「遂行的矛盾」探し魔を越えて

 「思想的理由」なんかじゃない。きっかけはたまたまなのである。「肉を食べないことを選択する」ことは、そんな大袈裟なことではないのだ。たしかにその選択を「ベジタリアン」と自ら呼ぶ人もいる。しかし、「肉を食べないことを選択する」は「ベジタリアン」であることを意味しない。
 行為を呼称で説明することは避けられないものか。呼称はありうべく多様な行為に解放されているゆえに、呼称が包含する行為は常に更新される。呼称は個人的な行為を集合的に語る暫定的な言葉なのだ。だからそれは常に限界を孕んでいる。
 にも関わらず、呼称の「遂行的矛盾」を観察し指摘する輩は少なくない。「ベジタリアン」に対してなら、「野菜を食べることだって自然の生命を殺していることにならないか」に始まり「君の靴は牛革製ではないか」や「君は現在の資本制を否定するのか」(笑)まで。もう、うんざりするものばかりだ。

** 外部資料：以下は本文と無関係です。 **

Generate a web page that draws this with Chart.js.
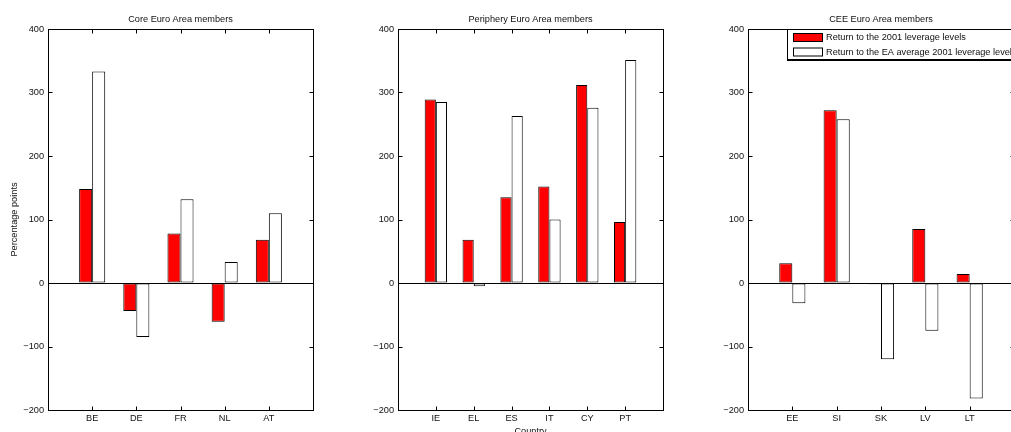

 彼らは「肉を食べないことを選択する」という行為に対して指摘しているのではない。「ベジタリアン」という呼称が孕むイメージに対して指摘をしているのだ。これは彼らだけの問題ではない。こうした指摘を誘発してしまう「ラディカル」な「ベジタリアン」が存在するがゆえの、一種の<馴れ合い>なのだ。そうした「ラディカリスト」は、そうでもない人(「ベジタリアン」≠「肉を食べないことを選択する」)への想像力を狭めてしまっていることに気付いてほしい。そうでないと、うんざりするような「遂行的矛盾」探し魔のどうしようもない眼差しを放任することになる。
 「ベジタリアン」は「肉を食べないことを選択する」かもしれない。しかし「肉を食べないことを選択する」人が「ベジタリアン」であるといえないのだ。呼称への参加/不参加が、行為への想像力を狭めてはならない。
※参考
・試行空間:「ジェンダーフリー」ってなによ。